The idea for these “paper cities” came to Shibata when she was living in New York. While seeking temporary respite from the hustle and bustle of the city inside a church, she noticed its stained glass windows illuminated by natural light.
The artistic creations of Ayumi Shibata. All rights reserved.
The delicate relationship between humanity and nature
Shibata was a very curious child, and as a young girl would play with fabric offcuts and needles in her mother’s shop. Over the years, she developed an interest in papercutting. After sixth form, she moved to New York to enrol in a course on printmaking, sculpture and mixed media at the National Academy School, where she learnt more advanced techniques. In 2015, she moved again, this time to Paris.
“One day, I opened my eyes after meditation and saw colourful light flooding the floor through the stained glass. It was breathtakingly beautiful. It reminded me of a memory from childhood where I used to cut black paper and stick coloured cellophane behind it to make a ‘paper’ stained glass piece. I got the tools on my way home and tried it that night. From that moment, I continued to cut paper”, explained Shibata in a recent interview.
The artist’s main inspiration is nature; in fact, Shibata refers to her work using the term “Kami”, a Japanese word that can mean “god”, “spirit”, “divinity” and “paper”.
Kami are found in nature and in the creations of human beings. And Shibata believes they are found in paper too. Indeed, in the Shinto religion, white paper is considered as a sacred material. “‘Ya-o-yorozu no kami’ is the term we use in the Japanese language to speak of the infinite gods and spirits who live together all around the world and the universe,” she says.
The artist situates her work in a unique and distinctive cultural context by using the traditional Japanese papercutting technique, called kirigami, to depict the relationship between humans and their surrounding environment. Kirigami is a method that involves cutting and folding paper to create three-dimensional shapes, usually without using glue. Her work reminds us of the constant “dialogue” between humans and nature, and the importance of looking after the places we live.
These landscapes crafted from layers of juxtaposed white paper imagine a world in which humans and nature peacefully coexist. The light and shade are a reference to yin and yang, in other words, good and evil living side by side.
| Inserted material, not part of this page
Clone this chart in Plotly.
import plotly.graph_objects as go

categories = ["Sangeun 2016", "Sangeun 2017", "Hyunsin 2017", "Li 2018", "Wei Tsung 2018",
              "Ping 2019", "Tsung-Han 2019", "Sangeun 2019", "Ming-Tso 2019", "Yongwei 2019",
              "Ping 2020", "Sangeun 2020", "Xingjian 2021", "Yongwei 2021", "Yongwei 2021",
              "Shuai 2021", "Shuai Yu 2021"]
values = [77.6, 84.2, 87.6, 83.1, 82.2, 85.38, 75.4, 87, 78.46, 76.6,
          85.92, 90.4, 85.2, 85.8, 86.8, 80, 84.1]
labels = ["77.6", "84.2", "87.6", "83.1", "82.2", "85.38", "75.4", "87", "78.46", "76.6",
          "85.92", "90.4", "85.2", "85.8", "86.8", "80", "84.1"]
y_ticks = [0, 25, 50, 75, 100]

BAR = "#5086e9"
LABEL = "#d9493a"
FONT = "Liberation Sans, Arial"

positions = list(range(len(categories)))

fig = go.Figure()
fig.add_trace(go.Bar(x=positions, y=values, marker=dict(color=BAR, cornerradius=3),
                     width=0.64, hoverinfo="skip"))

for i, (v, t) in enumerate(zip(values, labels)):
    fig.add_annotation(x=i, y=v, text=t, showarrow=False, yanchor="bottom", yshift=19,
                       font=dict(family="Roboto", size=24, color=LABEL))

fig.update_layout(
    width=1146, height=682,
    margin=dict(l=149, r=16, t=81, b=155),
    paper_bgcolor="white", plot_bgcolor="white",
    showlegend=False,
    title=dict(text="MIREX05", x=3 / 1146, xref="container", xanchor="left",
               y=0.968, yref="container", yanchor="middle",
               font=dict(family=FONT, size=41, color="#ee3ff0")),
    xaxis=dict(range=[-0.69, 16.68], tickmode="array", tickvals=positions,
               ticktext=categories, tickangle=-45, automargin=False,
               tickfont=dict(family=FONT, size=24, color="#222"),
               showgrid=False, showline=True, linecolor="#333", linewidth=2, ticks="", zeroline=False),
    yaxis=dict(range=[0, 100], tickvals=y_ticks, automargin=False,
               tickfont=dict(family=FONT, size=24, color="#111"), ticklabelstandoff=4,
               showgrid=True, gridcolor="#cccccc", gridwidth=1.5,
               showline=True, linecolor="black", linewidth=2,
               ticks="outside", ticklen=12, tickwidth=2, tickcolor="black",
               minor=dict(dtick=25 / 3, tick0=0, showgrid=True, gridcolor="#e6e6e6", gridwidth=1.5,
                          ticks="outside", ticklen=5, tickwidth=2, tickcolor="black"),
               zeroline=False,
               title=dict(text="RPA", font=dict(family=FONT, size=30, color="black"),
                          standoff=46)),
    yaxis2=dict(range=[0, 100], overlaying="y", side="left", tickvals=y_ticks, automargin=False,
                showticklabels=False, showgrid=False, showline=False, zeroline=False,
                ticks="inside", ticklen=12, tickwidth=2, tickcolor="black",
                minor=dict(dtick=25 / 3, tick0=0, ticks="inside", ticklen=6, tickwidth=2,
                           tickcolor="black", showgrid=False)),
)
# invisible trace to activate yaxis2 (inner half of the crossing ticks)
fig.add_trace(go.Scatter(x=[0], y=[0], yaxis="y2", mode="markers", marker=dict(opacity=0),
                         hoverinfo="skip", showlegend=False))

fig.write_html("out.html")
Paper represents yin, the material world, while the shadows cast by it represent yang, the invisible world: “The light represents spirit and life, how the sun rises and breathes life into the world. I believe my pieces are a place to observe the material world and the invisible one.”
A world made of paper
Shibata’s art takes us on a journey through fantastical worlds with blurred boundaries and dreamy atmospheres. World renowned in her field, she has collaborated with the likes of Christian Dior.
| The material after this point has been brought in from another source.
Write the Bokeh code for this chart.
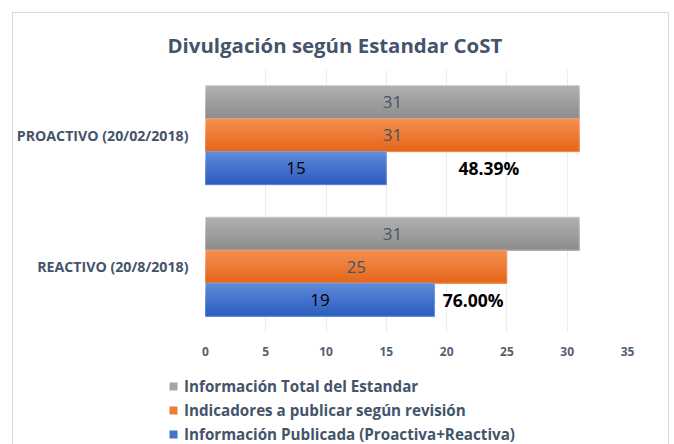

The landscapes she creates can be surreal, mysterious and ghostly. From time to time you can make out menacing figures among thick forests or sprawling cityscapes. Illuminated by strategically positioned lights, paper cuts interact with one another to create evocative light and shadow effects.
The white paper that Shibata uses is glossy to better reflect the lights that she judiciously positions inside her pieces. Her miniature works are also created using different cuts of overlapped paper, with the artist spending hours and hours splitting and joining different pieces of paper. Some of these creations she places inside glasses or jars illuminated by a single tiny lamp.
But what really wows are Shibata’s interactive experiences: “I cut paper to express my thankfulness to the ‘Kami’ spirits for having been born in this life. Each cut, each page is a prayer. My process helps me to be quiet and clear my mind in meditation or prayer. I purify my soul through the act of cutting paper. By interacting with the ‘Kami’ spirit material, I can connect to this spirit world with our own,” Shibata says.
The artist is living proof that you can make practically anything out of paper if you have the talent, inventiveness and work ethic. Shibata’s Japanese cultural hinterland underpins her identity as an artist. And the scale and ambition of her pieces stretch from the miniature to the massive.
The work of Ayumi Shibata is an inspiration to anyone who wants to try their hand at papercutting.